Output the full listing below exactly, without the pictures.
• • • •
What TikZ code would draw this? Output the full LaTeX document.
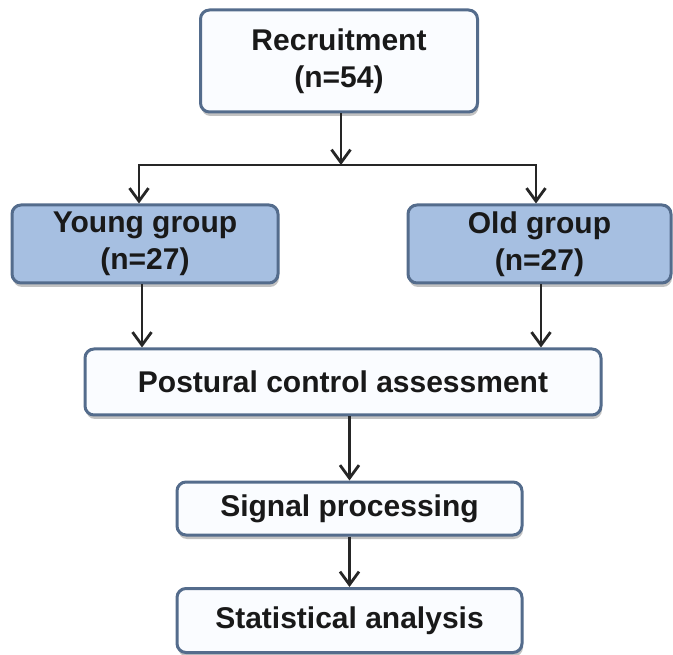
\documentclass[tikz,border=0pt]{standalone}
\usepackage{fontspec}
\setmainfont{Liberation Sans}
\usetikzlibrary{positioning, arrows.meta, shadows}

\definecolor{boxline}{RGB}{84,108,140}
\definecolor{groupfill}{RGB}{166,191,225}
\definecolor{stagefill}{RGB}{250,252,255}

\begin{document}
\begin{tikzpicture}[
    x=1pt, y=-1pt,
    % Define styles
    base/.style={rectangle, draw=boxline, line width=3pt, rounded corners=9pt, align=center,
        inner sep=0pt, text=black!90, font=\bfseries\fontsize{30}{37}\selectfont,
        drop shadow={shadow xshift=1pt, shadow yshift=-4pt, opacity=0.4, fill=black!60}},
    stage/.style={base, fill=stagefill},
    group/.style={base, fill=groupfill},
    arrow/.style={-{Straight Barb[length=13pt, width=19pt]}, line width=2.8pt, black!85}
]
    \useasboundingbox (0,0) rectangle (673,655);

    % --- TOP LEVEL ---
    \node (recruit) [stage, minimum width=277pt, minimum height=102pt] at (339,61) {Recruitment\\(n=54)};

    % --- THE SPLIT ---
    \node (young) [group, minimum width=266pt, minimum height=78pt] at (145,244) {Young group\\(n=27)};
    \node (old) [group, minimum width=263pt, minimum height=78pt] at (539.5,244) {Old group\\(n=27)};

    % --- PROCESSING LAYER ---
    \node (postural) [stage, minimum width=516pt, minimum height=66pt] at (343,382) {Postural control assessment};
    \node (signal) [stage, minimum width=345pt, minimum height=53pt] at (349.5,508.5) {Signal processing};
    \node (stats) [stage, minimum width=345pt, minimum height=64pt] at (349.5,620.5) {Statistical analysis};

    \coordinate (split) at (341,165);

    % --- DRAW CONNECTIONS ---
    \draw [arrow] ([xshift=2pt]recruit.south) -- (split);
    \draw [arrow] (split) -| ([xshift=-6pt]young.north);
    \draw [arrow] (split) -| ([xshift=-3.5pt]old.north);

    % Merging into the assessment
    \draw [arrow] ([xshift=-3pt]young.south) -- ([xshift=-3pt]young.south |- postural.north);
    \draw [arrow] ([xshift=1.5pt]old.south) -- ([xshift=1.5pt]old.south |- postural.north);

    \draw [arrow] (signal.north |- postural.south) -- (signal);
    \draw [arrow] (signal) -- (stats);

\end{tikzpicture}
\end{document}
• • • •
## EXERCISE ANSWER
What TikZ code would draw this? Output the full LaTeX document.
\documentclass[tikz,border=0pt]{standalone}
\usepackage{fontspec}
\setmainfont{Liberation Sans}
\usetikzlibrary{positioning, arrows.meta, shadows}

\definecolor{boxline}{RGB}{84,108,140}
\definecolor{groupfill}{RGB}{166,191,225}
\definecolor{stagefill}{RGB}{250,252,255}

\begin{document}
\begin{tikzpicture}[
    x=1pt, y=-1pt,
    % Define styles
    base/.style={rectangle, draw=boxline, line width=3pt, rounded corners=9pt, align=center,
        inner sep=0pt, text=black!90, font=\bfseries\fontsize{30}{37}\selectfont,
        drop shadow={shadow xshift=1pt, shadow yshift=-4pt, opacity=0.4, fill=black!60}},
    stage/.style={base, fill=stagefill},
    group/.style={base, fill=groupfill},
    arrow/.style={-{Straight Barb[length=13pt, width=19pt]}, line width=2.8pt, black!85}
]
    \useasboundingbox (0,0) rectangle (673,655);

    % --- TOP LEVEL ---
    \node (recruit) [stage, minimum width=277pt, minimum height=102pt] at (339,61) {Recruitment\\(n=54)};

    % --- THE SPLIT ---
    \node (young) [group, minimum width=266pt, minimum height=78pt] at (145,244) {Young group\\(n=27)};
    \node (old) [group, minimum width=263pt, minimum height=78pt] at (539.5,244) {Old group\\(n=27)};

    % --- PROCESSING LAYER ---
    \node (postural) [stage, minimum width=516pt, minimum height=66pt] at (343,382) {Postural control assessment};
    \node (signal) [stage, minimum width=345pt, minimum height=53pt] at (349.5,508.5) {Signal processing};
    \node (stats) [stage, minimum width=345pt, minimum height=64pt] at (349.5,620.5) {Statistical analysis};

    \coordinate (split) at (341,165);

    % --- DRAW CONNECTIONS ---
    \draw [arrow] ([xshift=2pt]recruit.south) -- (split);
    \draw [arrow] (split) -| ([xshift=-6pt]young.north);
    \draw [arrow] (split) -| ([xshift=-3.5pt]old.north);

    % Merging into the assessment
    \draw [arrow] ([xshift=-3pt]young.south) -- ([xshift=-3pt]young.south |- postural.north);
    \draw [arrow] ([xshift=1.5pt]old.south) -- ([xshift=1.5pt]old.south |- postural.north);

    \draw [arrow] (signal.north |- postural.south) -- (signal);
    \draw [arrow] (signal) -- (stats);

\end{tikzpicture}
\end{document}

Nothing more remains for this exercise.